§ TASK: Leaving out every picture, retype the lines below from the top through the one that contains "(0,0) rectangle (651,482);".

§ ENTRIES:
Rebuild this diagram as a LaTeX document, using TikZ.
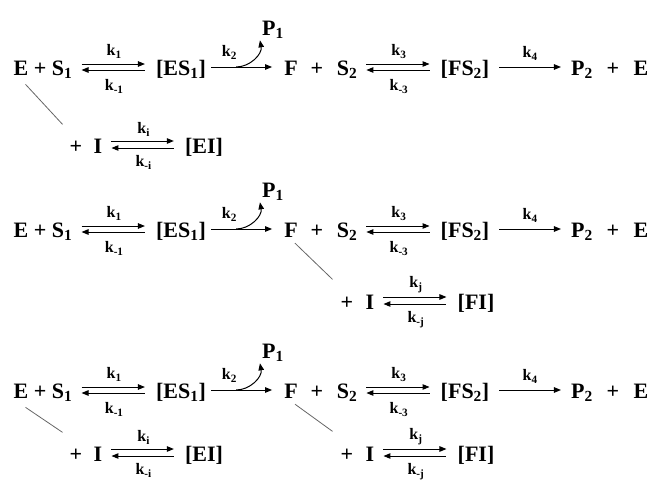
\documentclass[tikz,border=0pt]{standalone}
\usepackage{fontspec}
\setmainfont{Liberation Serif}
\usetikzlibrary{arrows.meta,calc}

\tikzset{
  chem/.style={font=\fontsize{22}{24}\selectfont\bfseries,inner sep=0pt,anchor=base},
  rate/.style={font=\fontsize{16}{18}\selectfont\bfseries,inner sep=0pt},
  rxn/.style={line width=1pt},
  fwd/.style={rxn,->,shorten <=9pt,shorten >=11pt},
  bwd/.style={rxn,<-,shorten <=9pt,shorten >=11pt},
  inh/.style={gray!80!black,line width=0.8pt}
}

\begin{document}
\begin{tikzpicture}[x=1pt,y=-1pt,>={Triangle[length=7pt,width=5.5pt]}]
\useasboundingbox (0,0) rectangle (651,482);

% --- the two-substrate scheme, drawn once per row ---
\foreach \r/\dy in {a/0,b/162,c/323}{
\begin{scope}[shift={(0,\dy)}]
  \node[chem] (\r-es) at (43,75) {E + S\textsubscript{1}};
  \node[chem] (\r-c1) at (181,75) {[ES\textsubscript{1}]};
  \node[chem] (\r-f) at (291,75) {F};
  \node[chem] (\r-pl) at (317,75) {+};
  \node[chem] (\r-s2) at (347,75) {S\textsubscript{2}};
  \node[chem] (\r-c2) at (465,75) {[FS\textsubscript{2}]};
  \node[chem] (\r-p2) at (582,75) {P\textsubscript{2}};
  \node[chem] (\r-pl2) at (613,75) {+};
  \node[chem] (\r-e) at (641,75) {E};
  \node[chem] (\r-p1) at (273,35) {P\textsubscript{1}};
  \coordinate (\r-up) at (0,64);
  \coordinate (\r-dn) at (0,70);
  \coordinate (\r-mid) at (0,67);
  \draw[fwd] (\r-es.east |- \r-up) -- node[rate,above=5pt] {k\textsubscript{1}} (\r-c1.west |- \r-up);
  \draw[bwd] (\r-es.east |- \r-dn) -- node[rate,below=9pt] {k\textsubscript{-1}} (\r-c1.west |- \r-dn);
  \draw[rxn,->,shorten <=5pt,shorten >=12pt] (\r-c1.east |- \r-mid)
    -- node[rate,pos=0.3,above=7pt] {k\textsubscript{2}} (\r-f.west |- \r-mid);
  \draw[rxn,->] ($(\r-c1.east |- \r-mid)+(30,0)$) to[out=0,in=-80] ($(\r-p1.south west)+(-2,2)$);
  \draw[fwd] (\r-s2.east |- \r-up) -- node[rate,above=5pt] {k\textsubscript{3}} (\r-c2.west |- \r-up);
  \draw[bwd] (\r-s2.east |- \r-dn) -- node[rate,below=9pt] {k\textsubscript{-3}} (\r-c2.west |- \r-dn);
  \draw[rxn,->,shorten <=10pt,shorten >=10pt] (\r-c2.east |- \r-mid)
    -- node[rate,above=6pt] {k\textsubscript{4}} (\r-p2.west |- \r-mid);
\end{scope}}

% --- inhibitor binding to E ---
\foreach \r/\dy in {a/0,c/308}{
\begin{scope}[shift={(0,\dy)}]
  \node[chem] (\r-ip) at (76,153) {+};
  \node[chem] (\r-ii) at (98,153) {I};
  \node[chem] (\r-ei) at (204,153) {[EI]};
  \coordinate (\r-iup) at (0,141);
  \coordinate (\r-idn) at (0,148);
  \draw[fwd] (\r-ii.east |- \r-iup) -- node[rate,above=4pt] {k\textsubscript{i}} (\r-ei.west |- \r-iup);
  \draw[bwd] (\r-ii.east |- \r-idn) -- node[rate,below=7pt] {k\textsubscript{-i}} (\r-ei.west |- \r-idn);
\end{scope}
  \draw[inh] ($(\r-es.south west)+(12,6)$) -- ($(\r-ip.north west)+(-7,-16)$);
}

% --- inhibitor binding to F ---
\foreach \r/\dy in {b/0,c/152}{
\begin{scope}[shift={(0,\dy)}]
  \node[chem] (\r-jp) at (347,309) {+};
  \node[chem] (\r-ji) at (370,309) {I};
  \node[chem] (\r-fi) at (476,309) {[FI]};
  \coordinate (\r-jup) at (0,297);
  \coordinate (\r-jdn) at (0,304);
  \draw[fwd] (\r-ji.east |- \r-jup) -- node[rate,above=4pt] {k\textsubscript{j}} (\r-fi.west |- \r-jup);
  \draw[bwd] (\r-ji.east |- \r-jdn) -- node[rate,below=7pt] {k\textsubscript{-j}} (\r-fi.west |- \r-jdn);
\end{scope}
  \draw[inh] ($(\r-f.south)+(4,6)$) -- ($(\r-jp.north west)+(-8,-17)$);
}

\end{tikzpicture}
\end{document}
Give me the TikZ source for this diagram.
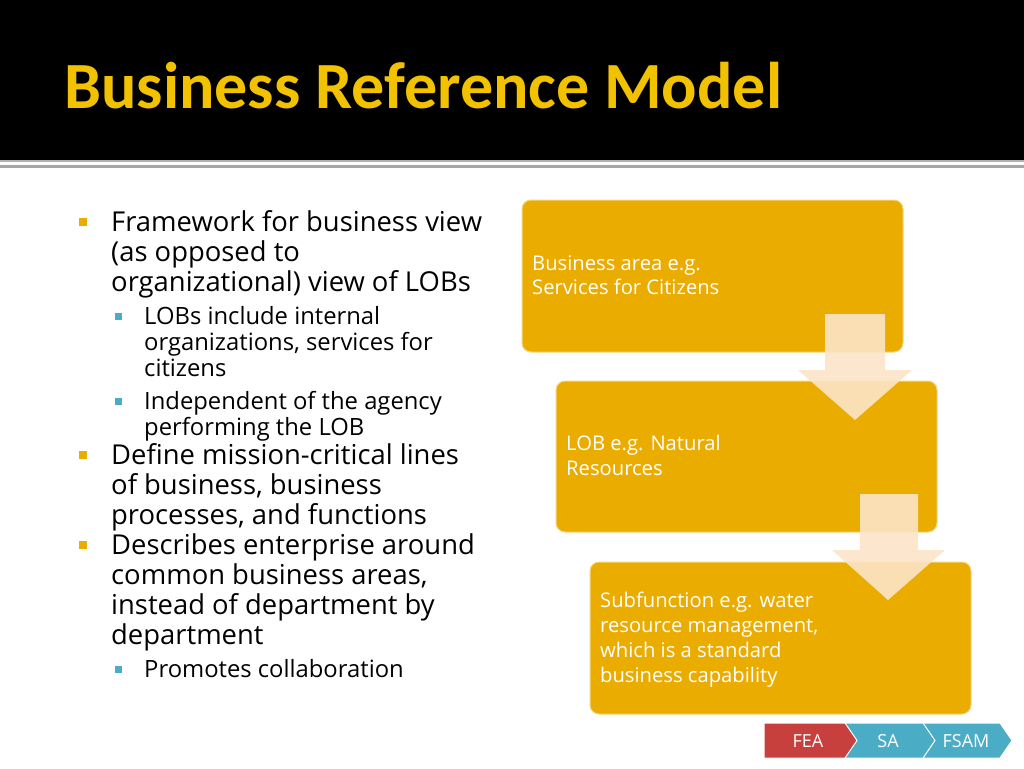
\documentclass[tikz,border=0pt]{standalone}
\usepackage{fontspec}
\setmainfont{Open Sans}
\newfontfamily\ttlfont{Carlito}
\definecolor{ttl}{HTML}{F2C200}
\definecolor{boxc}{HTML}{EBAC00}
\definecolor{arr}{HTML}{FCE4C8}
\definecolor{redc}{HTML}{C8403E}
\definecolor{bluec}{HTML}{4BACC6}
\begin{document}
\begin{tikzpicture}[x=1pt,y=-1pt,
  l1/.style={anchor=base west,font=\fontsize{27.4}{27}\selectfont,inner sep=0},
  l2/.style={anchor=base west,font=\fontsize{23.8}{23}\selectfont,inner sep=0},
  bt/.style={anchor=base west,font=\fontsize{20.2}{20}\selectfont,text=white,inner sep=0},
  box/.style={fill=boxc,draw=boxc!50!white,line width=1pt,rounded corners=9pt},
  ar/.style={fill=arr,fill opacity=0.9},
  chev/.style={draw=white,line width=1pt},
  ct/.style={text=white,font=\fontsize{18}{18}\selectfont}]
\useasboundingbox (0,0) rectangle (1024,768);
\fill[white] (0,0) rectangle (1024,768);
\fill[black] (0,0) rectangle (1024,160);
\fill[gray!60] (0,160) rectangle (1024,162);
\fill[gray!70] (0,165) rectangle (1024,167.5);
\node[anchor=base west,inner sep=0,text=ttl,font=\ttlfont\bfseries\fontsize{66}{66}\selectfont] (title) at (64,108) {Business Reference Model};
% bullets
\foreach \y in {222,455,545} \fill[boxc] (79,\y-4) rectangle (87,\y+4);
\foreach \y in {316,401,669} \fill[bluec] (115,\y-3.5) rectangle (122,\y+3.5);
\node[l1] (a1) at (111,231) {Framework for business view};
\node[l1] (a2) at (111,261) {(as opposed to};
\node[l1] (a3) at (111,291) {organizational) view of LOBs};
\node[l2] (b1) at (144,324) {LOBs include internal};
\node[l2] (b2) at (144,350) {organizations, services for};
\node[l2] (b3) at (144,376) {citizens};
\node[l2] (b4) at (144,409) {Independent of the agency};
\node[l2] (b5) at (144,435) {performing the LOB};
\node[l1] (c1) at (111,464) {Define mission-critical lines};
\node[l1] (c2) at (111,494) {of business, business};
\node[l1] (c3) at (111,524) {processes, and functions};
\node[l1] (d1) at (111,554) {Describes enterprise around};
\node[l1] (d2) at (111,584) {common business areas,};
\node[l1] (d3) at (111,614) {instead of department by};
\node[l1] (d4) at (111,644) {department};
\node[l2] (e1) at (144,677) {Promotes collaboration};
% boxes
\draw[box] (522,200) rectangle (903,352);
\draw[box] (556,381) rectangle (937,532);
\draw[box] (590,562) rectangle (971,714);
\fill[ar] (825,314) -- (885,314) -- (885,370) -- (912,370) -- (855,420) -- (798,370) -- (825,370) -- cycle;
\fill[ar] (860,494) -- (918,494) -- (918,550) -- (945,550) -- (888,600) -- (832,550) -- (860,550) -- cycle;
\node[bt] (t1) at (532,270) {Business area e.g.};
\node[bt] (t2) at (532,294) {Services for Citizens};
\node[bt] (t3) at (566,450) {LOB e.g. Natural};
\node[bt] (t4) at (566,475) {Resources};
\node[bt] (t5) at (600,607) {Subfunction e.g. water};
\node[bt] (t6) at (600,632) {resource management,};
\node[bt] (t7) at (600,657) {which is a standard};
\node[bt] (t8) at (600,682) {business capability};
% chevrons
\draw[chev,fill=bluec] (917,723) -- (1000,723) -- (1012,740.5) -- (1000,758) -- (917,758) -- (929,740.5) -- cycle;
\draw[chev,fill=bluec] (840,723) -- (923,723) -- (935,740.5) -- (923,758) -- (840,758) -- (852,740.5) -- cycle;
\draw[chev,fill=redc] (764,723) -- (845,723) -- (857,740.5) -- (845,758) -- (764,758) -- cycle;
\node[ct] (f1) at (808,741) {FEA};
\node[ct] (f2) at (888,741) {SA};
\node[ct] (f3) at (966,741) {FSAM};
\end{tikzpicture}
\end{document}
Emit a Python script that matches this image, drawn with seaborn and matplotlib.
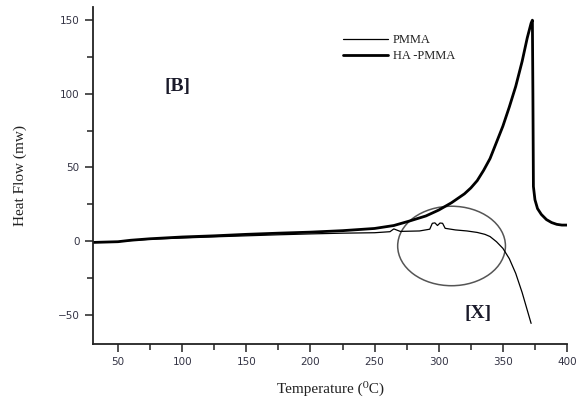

§ TASK OUTPUT:
Rebuild this diagram as a LaTeX document, using TikZ.
\documentclass[tikz,border=0pt]{standalone}
\usepackage{fontspec}
\setmainfont{Liberation Serif}
\usetikzlibrary{arrows.meta,calc}

\tikzset{
  chem/.style={font=\fontsize{22}{24}\selectfont\bfseries,inner sep=0pt,anchor=base},
  rate/.style={font=\fontsize{16}{18}\selectfont\bfseries,inner sep=0pt},
  rxn/.style={line width=1pt},
  fwd/.style={rxn,->,shorten <=9pt,shorten >=11pt},
  bwd/.style={rxn,<-,shorten <=9pt,shorten >=11pt},
  inh/.style={gray!80!black,line width=0.8pt}
}

\begin{document}
\begin{tikzpicture}[x=1pt,y=-1pt,>={Triangle[length=7pt,width=5.5pt]}]
\useasboundingbox (0,0) rectangle (651,482);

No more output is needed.